I love biscuits!  We had a cold snap recently and delicious southern-style biscuits hot from the oven were just what I needed to keep the chill off. They’re easy, economical, and use ingredients I always have on hand.  For my non-American friends, these are a light flaky non-yeast bread that is probably closest to a scone.

I I used to use Bisquick, but I’ve since discovered that I like scratch biscuits better.  Here’s the very best biscuit recipe I’ve found, from La Belle Cuisine.  The author notes that lard, which is rendered animal fat, makes a crisper biscuit than vegetable shortening.  I don’t keep lard around and these are pretty crisp with Crisco; one day I’ll try them with lard.

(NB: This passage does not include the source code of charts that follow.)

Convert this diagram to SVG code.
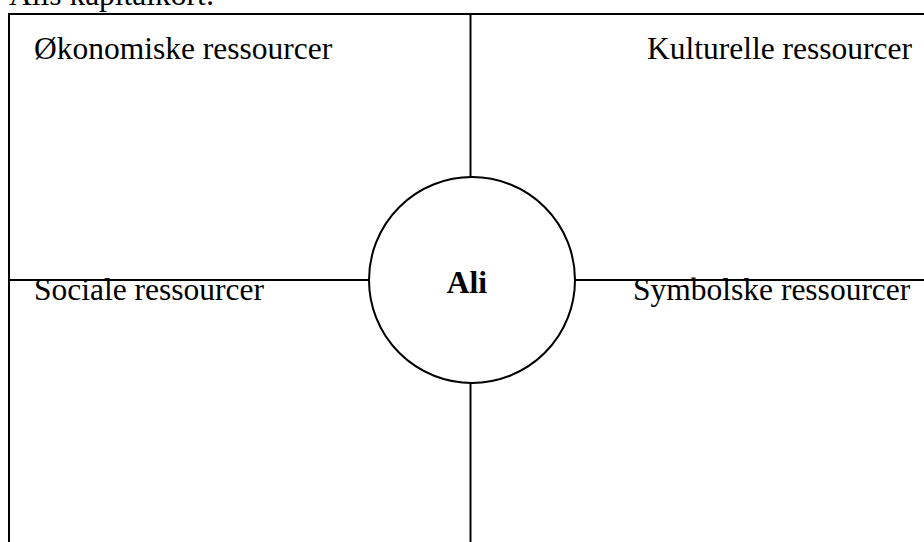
<svg xmlns="http://www.w3.org/2000/svg" width="924" height="542" viewBox="0 0 924 542">
<style>
.t{font-family:"Liberation Serif","Times New Roman",serif;font-size:31.5px;fill:#000}
.b{font-weight:bold}
.ln{stroke:#000;stroke-width:2;fill:none}
</style>
<rect width="924" height="542" fill="#fff"/>
<text class="t" x="9" y="5">Alis kapitalkort:</text>
<g id="frame">
<path class="ln" d="M9,560 V14 H940"/>
</g>
<g id="connectors">
<line class="ln" x1="470.5" y1="14" x2="470.5" y2="177"/>
<line class="ln" x1="470.5" y1="383" x2="470.5" y2="560"/>
<line class="ln" x1="9" y1="280" x2="369" y2="280"/>
<line class="ln" x1="575" y1="280" x2="940" y2="280"/>
</g>
<g id="economic"><text class="t" x="34" y="59">Økonomiske ressourcer</text></g>
<g id="cultural"><text class="t" x="647" y="59">Kulturelle ressourcer</text></g>
<g id="social"><text class="t" x="34" y="300">Sociale ressourcer</text></g>
<g id="symbolic"><text class="t" x="633" y="300">Symbolske ressourcer</text></g>
<g id="ali">
<circle class="ln" cx="472" cy="280" r="103" fill="#fff"/>
<text class="t b" x="467" y="293" text-anchor="middle">Ali</text>
</g>
</svg>
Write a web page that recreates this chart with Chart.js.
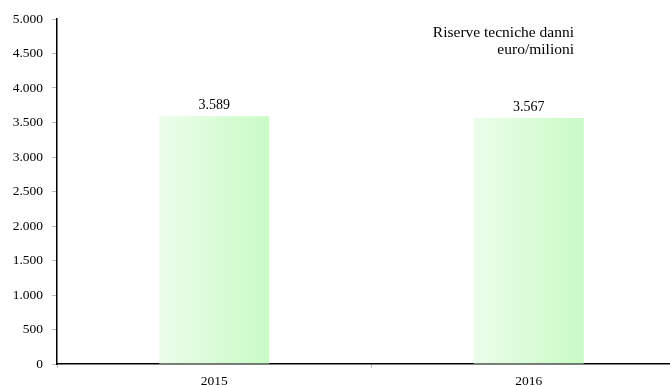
<!DOCTYPE html>
<html>
<head>
<meta charset="utf-8">
<script src="https://cdn.jsdelivr.net/npm/chart.js@4.4.0/dist/chart.umd.min.js"></script>
<style>
  html, body { margin: 0; padding: 0; background: #fff; overflow: hidden; }
  #wrap { position: relative; width: 690px; height: 385px; }
</style>
</head>
<body>
<div id="wrap"><canvas id="riserve" width="690" height="385"></canvas></div>
<script>
var anni = ['2015', '2016'];
var riserve = [3589, 3567];
var titolo = ['Riserve tecniche danni', 'euro/milioni'];

// 3589 -> "3.589"
function migliaia(v) {
	return String(Math.round(v)).replace(/\B(?=(\d{3})+(?!\d))/g, '.');
}

var FONT = 'Liberation Serif';

// gradiente orizzontale per ogni barra
function sfumatura(c) {
	var chart = c.chart;
	if (!chart.chartArea) return '#d8fbd8';
	var x = chart.scales.x.getPixelForValue(c.dataIndex);
	var w = chart.scales.x.width / anni.length * 0.35;
	var g = chart.ctx.createLinearGradient(x - w / 2, 0, x + w / 2, 0);
	g.addColorStop(0, '#ecfdea');
	g.addColorStop(1, '#c9fbc6');
	return g;
}

var etichette = {
	id: 'etichette',
	afterDatasetsDraw: function(chart) {
		var ctx = chart.ctx;
		ctx.save();
		ctx.font = '14px "' + FONT + '"';
		ctx.fillStyle = '#000';
		ctx.textAlign = 'center';
		ctx.textBaseline = 'middle';
		chart.getDatasetMeta(0).data.forEach(function(bar, i) {
			ctx.fillText(migliaia(riserve[i]), bar.x, bar.y - 11);
		});
		// titolo in alto a destra
		ctx.font = '15.5px "' + FONT + '"';
		ctx.textAlign = 'right';
		ctx.fillText(titolo[0], 574, 33);
		ctx.fillText(titolo[1], 574, 50);
		ctx.restore();
	}
};

var ctx = document.getElementById('riserve');
new Chart(ctx, {
	type: 'bar',
	data: {
		labels: anni,
		datasets: [{
			data: riserve,
			backgroundColor: sfumatura,
			borderWidth: 0,
			categoryPercentage: 1,
			barPercentage: 0.35
		}]
	},
	options: {
		responsive: false,
		animation: false,
		devicePixelRatio: 1,
		layout: { padding: { top: 19, right: 4, left: 0, bottom: 0 } },
		plugins: { legend: { display: false }, tooltip: { enabled: false } },
		scales: {
			x: {
				grid: { drawOnChartArea: false, tickLength: 4, tickColor: '#bbb', offset: true },
				border: { color: '#000', width: 1.5 },
				ticks: { color: '#000', font: { family: FONT, size: 13.5 }, padding: 5 },
				afterFit: function(s) { s.height = 21; }
			},
			y: {
				min: 0,
				max: 5000,
				grid: { drawOnChartArea: false, tickLength: 5, tickColor: '#bbb' },
				border: { color: '#000', width: 1.5 },
				ticks: {
					stepSize: 500,
					autoSkip: false,
					color: '#000',
					font: { family: FONT, size: 13.5 },
					padding: 9,
					callback: function(v) { return migliaia(v); }
				},
				afterFit: function(s) { s.width = 57; }
			}
		}
	},
	plugins: [etichette]
});
</script>
</body>
</html>
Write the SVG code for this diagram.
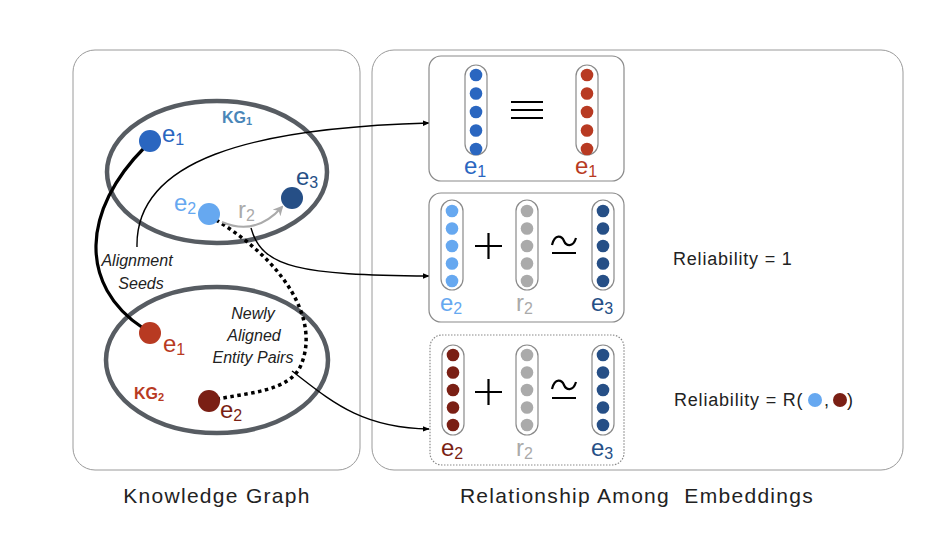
<svg xmlns="http://www.w3.org/2000/svg" width="949" height="535" viewBox="0 0 949 535">
<defs>
<marker id="ah" viewBox="0 0 10 10" refX="9" refY="5" markerWidth="7" markerHeight="7" orient="auto" markerUnits="userSpaceOnUse"><path d="M0,1 L10,5 L0,9 z" fill="#000"/></marker>
<marker id="ahg" viewBox="0 0 10 10" refX="8" refY="5" markerWidth="10" markerHeight="10" orient="auto" markerUnits="userSpaceOnUse"><path d="M0,0 L10,5 L0,10 L3,5 z" fill="#aaaaaa"/></marker>
<style>
text{font-family:"Liberation Sans",Arial,sans-serif;}
.panel{fill:#fff;stroke:#9a9a9a;stroke-width:1;}
.kg{fill:none;stroke:#575c62;stroke-width:4.5;}
.box{fill:#fff;stroke:#8a8a8a;stroke-width:1.2;}
.cap{fill:#fff;stroke:#8a8a8a;stroke-width:1.2;}
.lbl{font-size:24px;}
.sub{font-size:16px;}
.it{font-style:italic;font-size:16px;fill:#222;}
.conn{fill:none;stroke:#000;stroke-width:1.4;}
.op{stroke:#000;stroke-width:2.2;fill:none;}
.rel{font-size:18px;fill:#222;letter-spacing:0.8px;}
.cap-txt{font-size:21px;fill:#222;letter-spacing:1.3px;}
</style>
</defs>
<rect class="panel" x="73" y="50" width="287" height="420" rx="22"/>
<rect class="panel" x="372" y="50" width="531" height="420" rx="22"/>

<g id="kg1">
<ellipse class="kg" cx="217" cy="172" rx="110" ry="71"/>
<text x="222" y="123" font-weight="bold" font-size="16" fill="#4a86b8">KG<tspan font-size="11" dy="2">1</tspan></text>
</g>
<g id="kg2">
<ellipse class="kg" cx="217" cy="360" rx="111" ry="73"/>
<text x="134" y="399" font-weight="bold" font-size="16" fill="#b83a22">KG<tspan font-size="11" dy="2">2</tspan></text>
</g>

<g id="connectors">
<path d="M145,147 C82,210 78,285 143,328" fill="none" stroke="#000" stroke-width="3.2"/>
<path d="M216,220 C285,262 320,320 301,365 C290,392 245,393 218,399" fill="none" stroke="#000" stroke-width="3.5" stroke-dasharray="3.5 3.5"/>
<path d="M222,222 C245,232 265,226 282,207" fill="none" stroke="#aaaaaa" stroke-width="2" marker-end="url(#ahg)"/>
<path class="conn" d="M137,247 C135,160 250,128 429,123" marker-end="url(#ah)"/>
<path class="conn" d="M251,228 C262,268 300,275 429,276" marker-end="url(#ah)"/>
<path class="conn" d="M292,371 C330,400 360,428 429,429" marker-end="url(#ah)"/>
</g>

<g id="kg1-e1">
<circle cx="150" cy="141" r="11" fill="#2a66c0"/>
<text x="162" y="142" class="lbl" fill="#2a66c0">e<tspan class="sub" dy="3">1</tspan></text>
</g>
<g id="kg1-e2">
<circle cx="209" cy="214" r="11" fill="#66a8f0"/>
<text x="174" y="211" class="lbl" fill="#66a8f0">e<tspan class="sub" dy="3">2</tspan></text>
</g>
<g id="kg1-r2">
<text x="238" y="218" class="lbl" fill="#aaaaaa">r<tspan class="sub" dy="3">2</tspan></text>
</g>
<g id="kg1-e3">
<circle cx="292" cy="198" r="11" fill="#264f86"/>
<text x="296" y="185" class="lbl" fill="#264f86">e<tspan class="sub" dy="3">3</tspan></text>
</g>
<g id="kg2-e1">
<circle cx="150" cy="333" r="11" fill="#b83a22"/>
<text x="163" y="352" class="lbl" fill="#b83a22">e<tspan class="sub" dy="3">1</tspan></text>
</g>
<g id="kg2-e2">
<circle cx="209" cy="401" r="11" fill="#7a1f14"/>
<text x="220" y="418" class="lbl" fill="#7a1f14">e<tspan class="sub" dy="3">2</tspan></text>
</g>

<g id="seeds-label">
<text class="it" x="137" y="266" text-anchor="middle">Alignment</text>
<text class="it" x="141" y="289" text-anchor="middle">Seeds</text>
</g>
<g id="new-pairs-label">
<text class="it" x="253" y="319" text-anchor="middle">Newly</text>
<text class="it" x="254" y="341" text-anchor="middle">Aligned</text>
<text class="it" x="253" y="363" text-anchor="middle">Entity Pairs</text>
</g>

<g id="box1">
<rect class="box" x="429" y="56" width="195" height="125" rx="12"/>
<rect class="cap" x="465" y="65" width="22" height="90" rx="11"/>
<g fill="#2a66c0"><circle cx="476" cy="75" r="6.3"/><circle cx="476" cy="93.5" r="6.3"/><circle cx="476" cy="112" r="6.3"/><circle cx="476" cy="130.5" r="6.3"/><circle cx="476" cy="149" r="6.3"/></g>
<rect class="cap" x="576" y="65" width="22" height="90" rx="11"/>
<g fill="#b83a22"><circle cx="587" cy="75" r="6.3"/><circle cx="587" cy="93.5" r="6.3"/><circle cx="587" cy="112" r="6.3"/><circle cx="587" cy="130.5" r="6.3"/><circle cx="587" cy="149" r="6.3"/></g>
<path class="op" d="M511,102 H543 M511,110 H543 M511,118 H543"/>
<text x="464" y="174" class="lbl" fill="#2a66c0">e<tspan class="sub" dy="3">1</tspan></text>
<text x="575" y="174" class="lbl" fill="#b83a22">e<tspan class="sub" dy="3">1</tspan></text>
</g>

<g id="box2">
<rect class="box" x="429" y="193" width="195" height="129" rx="12"/>
<rect class="cap" x="441" y="200" width="22" height="90" rx="11"/>
<g fill="#66a8f0"><circle cx="452" cy="211" r="6.3"/><circle cx="452" cy="228.5" r="6.3"/><circle cx="452" cy="246" r="6.3"/><circle cx="452" cy="263.5" r="6.3"/><circle cx="452" cy="281" r="6.3"/></g>
<rect class="cap" x="516" y="200" width="22" height="90" rx="11"/>
<g fill="#aaaaaa"><circle cx="527" cy="211" r="6.3"/><circle cx="527" cy="228.5" r="6.3"/><circle cx="527" cy="246" r="6.3"/><circle cx="527" cy="263.5" r="6.3"/><circle cx="527" cy="281" r="6.3"/></g>
<rect class="cap" x="592" y="200" width="22" height="90" rx="11"/>
<g fill="#264f86"><circle cx="603" cy="211" r="6.3"/><circle cx="603" cy="228.5" r="6.3"/><circle cx="603" cy="246" r="6.3"/><circle cx="603" cy="263.5" r="6.3"/><circle cx="603" cy="281" r="6.3"/></g>
<path class="op" d="M475,246 H502 M488.5,233 V259"/>
<path class="op" d="M552,245 C555,233 562,236 564,241 C566,246 573,248 576,238 M552,253 H576"/>
<text x="440" y="311" class="lbl" fill="#66a8f0">e<tspan class="sub" dy="3">2</tspan></text>
<text x="516" y="311" class="lbl" fill="#aaaaaa">r<tspan class="sub" dy="3">2</tspan></text>
<text x="591" y="311" class="lbl" fill="#264f86">e<tspan class="sub" dy="3">3</tspan></text>
</g>

<g id="box3">
<rect class="box" x="430" y="335" width="194" height="130" rx="12" stroke-dasharray="1.5 1.5"/>
<rect class="cap" x="442" y="345" width="22" height="90" rx="11"/>
<g fill="#7a1f14"><circle cx="453" cy="355" r="6.3"/><circle cx="453" cy="372.5" r="6.3"/><circle cx="453" cy="390" r="6.3"/><circle cx="453" cy="407.5" r="6.3"/><circle cx="453" cy="425" r="6.3"/></g>
<rect class="cap" x="516" y="345" width="22" height="90" rx="11"/>
<g fill="#aaaaaa"><circle cx="527" cy="355" r="6.3"/><circle cx="527" cy="372.5" r="6.3"/><circle cx="527" cy="390" r="6.3"/><circle cx="527" cy="407.5" r="6.3"/><circle cx="527" cy="425" r="6.3"/></g>
<rect class="cap" x="592" y="345" width="22" height="90" rx="11"/>
<g fill="#264f86"><circle cx="603" cy="355" r="6.3"/><circle cx="603" cy="372.5" r="6.3"/><circle cx="603" cy="390" r="6.3"/><circle cx="603" cy="407.5" r="6.3"/><circle cx="603" cy="425" r="6.3"/></g>
<path class="op" d="M475,392 H502 M488.5,379 V405"/>
<path class="op" d="M552,389 C555,377 562,380 564,385 C566,390 573,392 576,382 M552,398 H576"/>
<text x="441" y="456" class="lbl" fill="#7a1f14">e<tspan class="sub" dy="3">2</tspan></text>
<text x="516" y="456" class="lbl" fill="#aaaaaa">r<tspan class="sub" dy="3">2</tspan></text>
<text x="591" y="456" class="lbl" fill="#264f86">e<tspan class="sub" dy="3">3</tspan></text>
</g>

<g id="reliability1">
<text class="rel" x="673" y="265">Reliability = 1</text>
</g>
<g id="reliability2">
<text class="rel" x="674" y="406">Reliability = R(</text>
<circle cx="815" cy="400" r="7" fill="#66a8f0"/>
<text class="rel" x="824" y="406">,</text>
<circle cx="840" cy="400" r="7" fill="#7a1f14"/>
<text class="rel" x="847" y="406">)</text>
</g>

<text class="cap-txt" x="217" y="503" text-anchor="middle">Knowledge Graph</text>
<text class="cap-txt" x="637" y="503" text-anchor="middle" xml:space="preserve">Relationship Among  Embeddings</text>
</svg>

I If you do not keep buttermilk or buttermilk solids around you can use 1 tablespoon of vinegar or lemon juice in enough milk to make one cup total (remember the acid will flavor the milk, so white vinegar is best).  Let it stand five minutes so the milk sours properly.

Southern Biscuits
2 cups all-purpose flour, plus more as needed
1/4 teaspoon baking soda
1 tablespoon baking powder
1 teaspoon salt
6 tablespoons lard or solid vegetable shortening
3/4 cup buttermilk

Makes 25 to 30 biscuits

Sift the dry ingredients into a roomy bowl. Cut in the shortening with a pastry blender or fork until the mixture has the texture of coarse corn meal. Add the buttermilk and mix with your hand, lightly but thoroughly. Add a little more flour if the dough is too sticky. Knead for 1 minute. Wrap in wax paper or foil and refrigerate until well chilled, at least 20 minutes.

Preheat the oven to 450 degrees F.  Roll the dough out 1/2 inch thick on a lightly floured surface or pastry cloth. (Always roll from the center out for tender, crisp biscuits.) Cut the dough into the desired size biscuits.

Place the biscuits on a dark baking sheet and bake until golden brown, 10 to 12 minutes.

I used a 3-inch biscuit cutter and got 12 biscuits.  I don’t have a dark baking sheet; the difference is whether the pan absorbs or reflects heat, but mine came out fine. Serve them warm with butter or jam; smother them in country gravy for breakfast; or use them instead of bread in your sandwich!